Wednesday, July 10, 2013
AMALGAM (Trevor Watts) – Mad (LP-1977)
Label: Syntohn – VR 20.020
Format: Vinyl, LP; Country: Netherlands - Released: 1977
Style: Free Jazz, Jazz-Rock
Recorded live in 1977 and released without a cover.
All compositions PRS / MCPS
Producer By – Trevor Taylor
New Cover Designe by ART&JAZZ Studio Salvarica
Artwork and Complete Design by VITKO - 2013
The original vinyl was realized without a cover, and I specifically for this occasion I made a suitable cover. I hope you like it.
Featuring Trevor Watts on saxes, Willem Kuhne on electric piano, Colin McKenzie on bass and Liam Genockey on drums. Recorded live in 1977. This is the fifth Amalgam album (Syntohn – VR 20.020) and each one has been a different and distinctive gem. Amalgam was saxist Trevor Watts' ever-evolving band both during and after he left the Spontaneous Music Ensemble. Amalgam had first an acoustic period with bassists Jeff Clyne or Barry Guy and guests like Keith Tippett. Their electric period featured the same rhythm team of Colin Mackenzie on electric bass and Liam Genockey on drums with different electric guitarists Dave Cole, Steve Layton and even Keith Rowe from AMM. 'Mad' seems to be the one Amalgam album with an electric piano, Willem Kuhne, replacing the electric guitar. When Trevor left SME, he moved more into the (cosmic) groove. Hence, the electric version of Amalgam always had a great groove in the center of whatever they did. Although you can tell that this vinyl from 1977, the sound is still just right. The rhythm team has a consistent, joyous, somewhat funky vibe which is both in-the-pocket and mutating at the same time. Trevor does a fabulous job of riding the groove and soloing with infectious glee on top. "Jive" is fast and furious tune that approaches that over-the-top fusion intensity level. With the rhythm team slamming hard, Trevor spins cascading lines of notes as if he is running a race or being pursued some monster about to swallow him whole. Mr. Kuhne also takes a smokin' solo, giving Trevor a run for his money, as does bassist Colin Mackenzie. . The second side of the album, consists of the two-part "Berlin Wall" and "Mad". On "Berlin Wall," Trevor almost sounds like a horse as he solos (whinnies) on top of another slower yet still celebratory groove.
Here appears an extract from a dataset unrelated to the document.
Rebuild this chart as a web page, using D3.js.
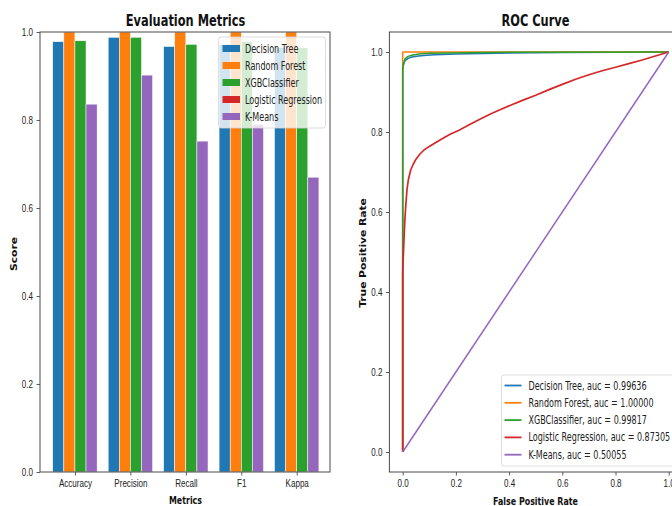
<!DOCTYPE html>
<html>
<head>
<meta charset="utf-8">
<script src="https://cdn.jsdelivr.net/npm/d3@7"></script>
<style>
  html, body { margin: 0; padding: 0; background: #fff; }
  svg { display: block; font-family: "DejaVu Sans", sans-serif; }
</style>
</head>
<body>
<svg id="chart" width="672" height="506"></svg>
<script>
// ---- bar chart data ----
const metrics = ["Accuracy", "Precision", "Recall", "F1", "Kappa"];
const models = ["Decision Tree", "Random Forest", "XGBClassifier", "Logistic Regression", "K-Means"];
const colors = ["#1f77b4", "#ff7f0e", "#2ca02c", "#d62728", "#9467bd"];
const dtScores  = [0.978, 0.988, 0.967, 0.972, 0.965];
const rfScores  = [1.000, 1.000, 1.000, 1.000, 1.000];
const xgbScores = [0.980, 0.988, 0.972, 0.978, 0.964];
const kmScores  = [0.836, 0.902, 0.752, 0.790, 0.670];
const scoreTicks = [0.0, 0.2, 0.4, 0.6, 0.8, 1.0];

// ---- ROC data: [false positive rate, true positive rate] ----
const dtRoc = [[0,0],[0,0.95],[0.002,0.965],[0.005,0.972],[0.009,0.979],[0.018,0.983],[0.027,0.986],[0.04,0.988],[0.059,0.990],[0.09,0.992],[0.12,0.993],[0.2,0.995],[0.35,0.997],[0.6,0.999],[1,1]];
const rfRoc = [[0,0],[0,1],[1,1]];
const xgbRoc = [[0,0],[0,0.96],[0.003,0.972],[0.009,0.983],[0.02,0.989],[0.034,0.992],[0.06,0.995],[0.1,0.997],[0.3,0.999],[1,1]];
const lrRoc = [[0,0],[0,0.45],[0.003,0.50],[0.006,0.55],[0.009,0.59],[0.012,0.62],[0.016,0.655],[0.021,0.68],[0.03,0.705],[0.04,0.72],[0.05,0.732],[0.065,0.745],[0.08,0.755],[0.1,0.764],[0.12,0.772],[0.15,0.784],[0.18,0.795],[0.21,0.804],[0.25,0.818],[0.29,0.832],[0.33,0.845],[0.37,0.857],[0.41,0.868],[0.45,0.879],[0.5,0.892],[0.55,0.906],[0.6,0.919],[0.65,0.932],[0.7,0.943],[0.75,0.953],[0.8,0.962],[0.85,0.971],[0.9,0.980],[0.95,0.990],[1,1]];
const kmRoc = [[0,0],[1,1]];
const rocLabels = ["Decision Tree, auc = 0.99636", "Random Forest, auc = 1.00000", "XGBClassifier, auc = 0.99817", "Logistic Regression, auc = 0.87305", "K-Means, auc = 0.50055"];
const rateTicks = [0.0, 0.2, 0.4, 0.6, 0.8, 1.0];

const svg = d3.select("#chart");
const SQ = 0.7;        // horizontal squeeze of tick and legend glyphs
const SQB = 0.74;      // squeeze for bold axis labels
const SQT = 0.76;      // squeeze for titles
const FS = "11.5px";
const spine = "#4a4a4a";
const tickColor = "#333";

function squeeze(sel, k) {
  sel.each(function () {
    const t = d3.select(this);
    const x = +t.attr("x") || 0;
    t.attr("transform", `translate(${x},0) scale(${k},1) translate(${-x},0)`);
  });
}

function styleAxis(g) {
  g.select(".domain").remove();
  g.selectAll(".tick line").attr("stroke", tickColor).attr("stroke-width", 0.8);
  g.selectAll(".tick text").attr("fill", "#222").style("font-size", FS);
  squeeze(g.selectAll(".tick text"), SQ);
}

// ================= Left: Evaluation Metrics =================
const L = { left: 40, right: 330, top: 32, bottom: 472 };
const xb = d3.scaleLinear().domain([-0.63, 4.6]).range([L.left, L.right]);
const yb = d3.scaleLinear().domain([0, 1]).range([L.bottom, L.top]);
const barW = 0.2;

const barSeries = [
  { values: dtScores, color: colors[0], offset: -1.5 },
  { values: rfScores, color: colors[1], offset: -0.5 },
  { values: xgbScores, color: colors[2], offset: 0.5 },
  { values: kmScores, color: colors[4], offset: 1.5 }
];

const bars = svg.append("g");
barSeries.forEach(s => {
  bars.selectAll(null).data(s.values).enter().append("rect")
    .attr("x", (d, i) => xb(i + (s.offset - 0.5) * barW))
    .attr("width", xb(barW) - xb(0))
    .attr("y", d => yb(d))
    .attr("height", d => yb(0) - yb(d))
    .attr("fill", s.color)
    .attr("stroke", "#fff").attr("stroke-width", 0.5);
});

const lyAxis = svg.append("g").attr("transform", `translate(${L.left},0)`)
  .call(d3.axisLeft(yb).tickValues(scoreTicks).tickFormat(d3.format(".1f")).tickSize(3.5).tickPadding(3.5));
styleAxis(lyAxis);
const lxAxis = svg.append("g").attr("transform", `translate(0,${L.bottom})`)
  .call(d3.axisBottom(xb).tickValues(d3.range(metrics.length)).tickFormat(i => metrics[i]).tickSize(3.5).tickPadding(3.5));
styleAxis(lxAxis);

svg.append("rect").attr("x", L.left).attr("y", L.top)
  .attr("width", L.right - L.left).attr("height", L.bottom - L.top)
  .attr("fill", "none").attr("stroke", spine).attr("stroke-width", 1);

// legend (left)
const lg = svg.append("g");
lg.append("rect").attr("x", 218.5).attr("y", 37).attr("width", 107).attr("height", 91)
  .attr("rx", 2.5).attr("fill", "#fff").attr("fill-opacity", 0.8)
  .attr("stroke", "#d6d6d6").attr("stroke-width", 0.8);
models.forEach((m, i) => {
  const cy = 48.5 + i * 17;
  lg.append("rect").attr("x", 222.5).attr("y", cy - 3.5).attr("width", 17.5).attr("height", 7)
    .attr("fill", colors[i]);
  lg.append("text").attr("x", 245).attr("y", cy + 4.1).text(m)
    .attr("fill", "#222").style("font-size", FS);
});
squeeze(lg.selectAll("text"), SQ);

// titles & labels (left)
const t1 = svg.append("text").attr("x", 185.5).attr("y", 26).attr("text-anchor", "middle")
  .style("font-size", "15px").style("font-weight", "bold").attr("fill", "#111").text("Evaluation Metrics");
squeeze(t1, SQT);
const xl1 = svg.append("text").attr("x", 185.5).attr("y", 504.5).attr("text-anchor", "middle")
  .style("font-size", "10.7px").style("font-weight", "bold").attr("fill", "#111").text("Metrics");
squeeze(xl1, SQB);
svg.append("text").attr("transform", `translate(16.5,254) scale(${SQB},1) rotate(-90)`)
  .attr("text-anchor", "middle").style("font-size", "10.7px").style("font-weight", "bold")
  .attr("fill", "#111").text("Score");

// ================= Right: ROC Curve =================
const R = { left: 389.4, right: 682, top: 32, bottom: 472 };
const xr = d3.scaleLinear().domain([-0.05, 1.05]).range([R.left, R.right]);
const yr = d3.scaleLinear().domain([-0.05, 1.05]).range([R.bottom, R.top]);

const line = d3.line().x(d => xr(d[0])).y(d => yr(d[1]));
const rocSets = [dtRoc, rfRoc, xgbRoc, lrRoc, kmRoc];
const curves = svg.append("g");
rocSets.forEach((pts, i) => {
  curves.append("path").attr("d", line(pts)).attr("fill", "none")
    .attr("stroke", colors[i]).attr("stroke-width", i === 3 ? 1.7 : 1.5).attr("stroke-linejoin", "round");
});

const ryAxis = svg.append("g").attr("transform", `translate(${R.left},0)`)
  .call(d3.axisLeft(yr).tickValues(rateTicks).tickFormat(d3.format(".1f")).tickSize(3.5).tickPadding(3.5));
styleAxis(ryAxis);
const rxAxis = svg.append("g").attr("transform", `translate(0,${R.bottom})`)
  .call(d3.axisBottom(xr).tickValues(rateTicks).tickFormat(d3.format(".1f")).tickSize(3.5).tickPadding(3.5));
styleAxis(rxAxis);

svg.append("rect").attr("x", R.left).attr("y", R.top)
  .attr("width", R.right - R.left).attr("height", R.bottom - R.top)
  .attr("fill", "none").attr("stroke", spine).attr("stroke-width", 1);

// legend (right)
const rg = svg.append("g");
rg.append("rect").attr("x", 501.5).attr("y", 375).attr("width", 200).attr("height", 91)
  .attr("rx", 2.5).attr("fill", "#fff").attr("fill-opacity", 0.8)
  .attr("stroke", "#d6d6d6").attr("stroke-width", 0.8);
rocLabels.forEach((lab, i) => {
  const cy = 385.5 + i * 17.3;
  rg.append("line").attr("x1", 504.5).attr("x2", 521.5).attr("y1", cy).attr("y2", cy)
    .attr("stroke", colors[i]).attr("stroke-width", 1.8);
  rg.append("text").attr("x", 528.5).attr("y", cy + 4.1).text(lab)
    .attr("fill", "#222").style("font-size", FS);
});
squeeze(rg.selectAll("text"), SQ);

const t2 = svg.append("text").attr("x", 535.5).attr("y", 26).attr("text-anchor", "middle")
  .style("font-size", "15px").style("font-weight", "bold").attr("fill", "#111").text("ROC Curve");
squeeze(t2, SQT);
const xl2 = svg.append("text").attr("x", 535.5).attr("y", 505).attr("text-anchor", "middle")
  .style("font-size", "10.7px").style("font-weight", "bold").attr("fill", "#111").text("False Positive Rate");
squeeze(xl2, SQB);
svg.append("text").attr("transform", `translate(365.5,253) scale(${SQB},1) rotate(-90)`)
  .attr("text-anchor", "middle").style("font-size", "10.7px").style("font-weight", "bold")
  .attr("fill", "#111").text("True Positive Rate");
</script>
</body>
</html>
Drummer, Liam Genockey, was also a member of Trevor's next band, the Moire Music Society which included African musicians as well. Listening to this creative groove wonder, I can hear the connection between Amalgam and MMS. I dig the way the sax and piano are always interconnected, soloing and working their way around one another seamlessly. Amalgam is/are a powerful quartet that must've really been a joy to witness live, too bad we can't just jump into a time machine and check them out live. In the meantime, this vinyl will have to do.